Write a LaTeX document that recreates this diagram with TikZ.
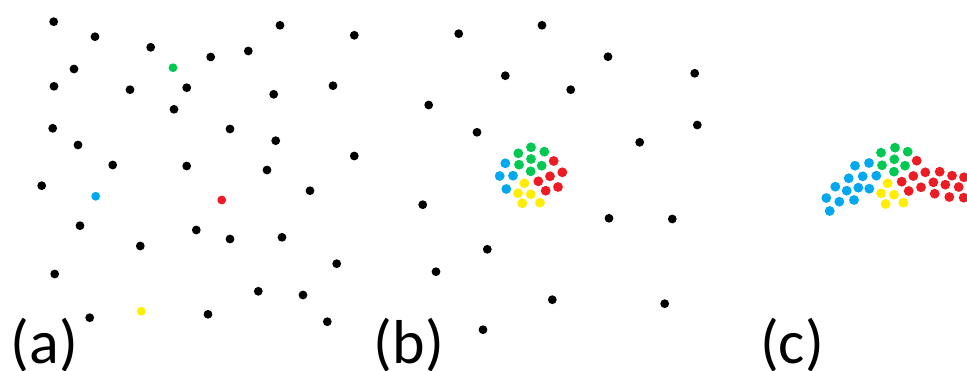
\documentclass[tikz,border=0pt]{standalone}
\usepackage{fontspec}
\setmainfont{Carlito}
\definecolor{ptgreen}{RGB}{0,200,80}
\definecolor{ptblue}{RGB}{0,168,240}
\definecolor{ptred}{RGB}{237,28,36}
\definecolor{ptyellow}{RGB}{255,238,0}
\tikzset{
  lbl/.style={anchor=base west,inner sep=0pt,font=\fontsize{62}{74}\selectfont},
}
\newcommand{\rdot}{4.4}
\newcommand{\rclu}{4.9}
\begin{document}
\begin{tikzpicture}[x=1pt,y=-1pt]
\useasboundingbox (0,0) rectangle (967,371);
% (a) scattered points
\foreach \x/\y in {53.7/21.7,95/36.7,150.7/47.3,280/25.3,354.3/35.3,74/69,210.7/57,248.3/51,
  54/86.3,130/89.7,186.7/87.7,273.7/94.3,333/85.7,174/109.3,52.7/128.3,230/129,78/145,
  275.7/140.7,354.3/156,112.7/165,186.7/166,267/170,41.7/185.7,310/190.7,80/225.7,
  196.3/230,230/239,282/237.3,140.3/246,54.7/274,336.7/263.7,258.3/291.3,303/295,
  89.7/317.7,208/314.3,327.3/321.7}
  \fill (\x,\y) circle (\rdot);
\fill[ptgreen](173,67.7) circle (\rdot);
\fill[ptblue](95.7,196.3) circle (\rdot);
\fill[ptred](221.7,200) circle (\rdot);
\fill[ptyellow](141.3,311.3) circle (\rdot);
% (b) points drawn together
\foreach \x/\y in {458.7/33.7,542/25.3,608/56.7,694.7/73.3,505.3/75.7,570.7/89.7,428.7/105,
  477/132.3,697.3/125,639.7/142.3,422.7/204.7,609/218.3,672.3/219,487.3/249.3,436/271.7,
  552.3/299.7,664.7/303.7,483/329.7}
  \fill (\x,\y) circle (\rdot);
\foreach \x/\y in {518.3/153.3,531/147.3,544.3/151.7,519/164.7,531/159,541.7/165.7,530.7/171.3}
  \fill[ptgreen] (\x,\y) circle (\rclu);
\foreach \x/\y in {505.3/163.3,499.7/176,513/175.7,506.3/189}
  \fill[ptblue] (\x,\y) circle (\rclu);
\foreach \x/\y in {553.7/161,562.3/172.3,550/176.3,538.3/181.3,558/187,545.7/190.7}
  \fill[ptred] (\x,\y) circle (\rclu);
\foreach \x/\y in {524.3/183.3,518/193.3,530.7/194.3,522.3/203.3,540/202.7}
  \fill[ptyellow] (\x,\y) circle (\rclu);
% (c) groups
\foreach \x/\y in {881/152.7,895/147.7,907.7/151.7,882/165.3,894.3/159.3,905/165.7,894/171.7}
  \fill[ptgreen] (\x,\y) circle (\rclu);
\foreach \x/\y in {855/165.7,869/163,848.7/178.3,862.7/176.3,876.3/175.7,835.3/186.7,
  846.7/190.7,858.3/187.7,869.3/188.7,826.3/198,839.3/201.7,854/200,829.7/211}
  \fill[ptblue] (\x,\y) circle (\rclu);
\foreach \x/\y in {887.7/183.3,881/193.3,894/194.7,885.7/204,903.3/202.7}
  \fill[ptyellow] (\x,\y) circle (\rclu);
\foreach \x/\y in {916.7/160.7,913.3/176,925.3/172.3,939.7/171.7,952/175.7,964/177.3,
  901.7/181.7,921/187.3,933.3/182.3,945.3/184.7,958.7/187,908.7/191,934.7/193.7,
  949.3/197,963.7/197.7}
  \fill[ptred] (\x,\y) circle (\rclu);
% labels
\node[lbl] (laba) at (10.5,363) {(a)};
\node[lbl] (labb) at (373.5,363) {(b)};
\node[lbl] (labc) at (760,363) {(c)};
\end{tikzpicture}
\end{document}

◆ ◆ ◆ ◆ ◆

▶ _Exercise objective_: Leave the images out, please, and restate each line word for word.

▶ _Response to this exercise_:
Write a LaTeX document that recreates this diagram with TikZ.
\documentclass[tikz,border=0pt]{standalone}
\usepackage{fontspec}
\setmainfont{Carlito}
\definecolor{ptgreen}{RGB}{0,200,80}
\definecolor{ptblue}{RGB}{0,168,240}
\definecolor{ptred}{RGB}{237,28,36}
\definecolor{ptyellow}{RGB}{255,238,0}
\tikzset{
  lbl/.style={anchor=base west,inner sep=0pt,font=\fontsize{62}{74}\selectfont},
}
\newcommand{\rdot}{4.4}
\newcommand{\rclu}{4.9}
\begin{document}
\begin{tikzpicture}[x=1pt,y=-1pt]
\useasboundingbox (0,0) rectangle (967,371);
% (a) scattered points
\foreach \x/\y in {53.7/21.7,95/36.7,150.7/47.3,280/25.3,354.3/35.3,74/69,210.7/57,248.3/51,
  54/86.3,130/89.7,186.7/87.7,273.7/94.3,333/85.7,174/109.3,52.7/128.3,230/129,78/145,
  275.7/140.7,354.3/156,112.7/165,186.7/166,267/170,41.7/185.7,310/190.7,80/225.7,
  196.3/230,230/239,282/237.3,140.3/246,54.7/274,336.7/263.7,258.3/291.3,303/295,
  89.7/317.7,208/314.3,327.3/321.7}
  \fill (\x,\y) circle (\rdot);
\fill[ptgreen](173,67.7) circle (\rdot);
\fill[ptblue](95.7,196.3) circle (\rdot);
\fill[ptred](221.7,200) circle (\rdot);
\fill[ptyellow](141.3,311.3) circle (\rdot);
% (b) points drawn together
\foreach \x/\y in {458.7/33.7,542/25.3,608/56.7,694.7/73.3,505.3/75.7,570.7/89.7,428.7/105,
  477/132.3,697.3/125,639.7/142.3,422.7/204.7,609/218.3,672.3/219,487.3/249.3,436/271.7,
  552.3/299.7,664.7/303.7,483/329.7}
  \fill (\x,\y) circle (\rdot);
\foreach \x/\y in {518.3/153.3,531/147.3,544.3/151.7,519/164.7,531/159,541.7/165.7,530.7/171.3}
  \fill[ptgreen] (\x,\y) circle (\rclu);
\foreach \x/\y in {505.3/163.3,499.7/176,513/175.7,506.3/189}
  \fill[ptblue] (\x,\y) circle (\rclu);
\foreach \x/\y in {553.7/161,562.3/172.3,550/176.3,538.3/181.3,558/187,545.7/190.7}
  \fill[ptred] (\x,\y) circle (\rclu);
\foreach \x/\y in {524.3/183.3,518/193.3,530.7/194.3,522.3/203.3,540/202.7}
  \fill[ptyellow] (\x,\y) circle (\rclu);
% (c) groups
\foreach \x/\y in {881/152.7,895/147.7,907.7/151.7,882/165.3,894.3/159.3,905/165.7,894/171.7}
  \fill[ptgreen] (\x,\y) circle (\rclu);
\foreach \x/\y in {855/165.7,869/163,848.7/178.3,862.7/176.3,876.3/175.7,835.3/186.7,
  846.7/190.7,858.3/187.7,869.3/188.7,826.3/198,839.3/201.7,854/200,829.7/211}
  \fill[ptblue] (\x,\y) circle (\rclu);
\foreach \x/\y in {887.7/183.3,881/193.3,894/194.7,885.7/204,903.3/202.7}
  \fill[ptyellow] (\x,\y) circle (\rclu);
\foreach \x/\y in {916.7/160.7,913.3/176,925.3/172.3,939.7/171.7,952/175.7,964/177.3,
  901.7/181.7,921/187.3,933.3/182.3,945.3/184.7,958.7/187,908.7/191,934.7/193.7,
  949.3/197,963.7/197.7}
  \fill[ptred] (\x,\y) circle (\rclu);
% labels
\node[lbl] (laba) at (10.5,363) {(a)};
\node[lbl] (labb) at (373.5,363) {(b)};
\node[lbl] (labc) at (760,363) {(c)};
\end{tikzpicture}
\end{document}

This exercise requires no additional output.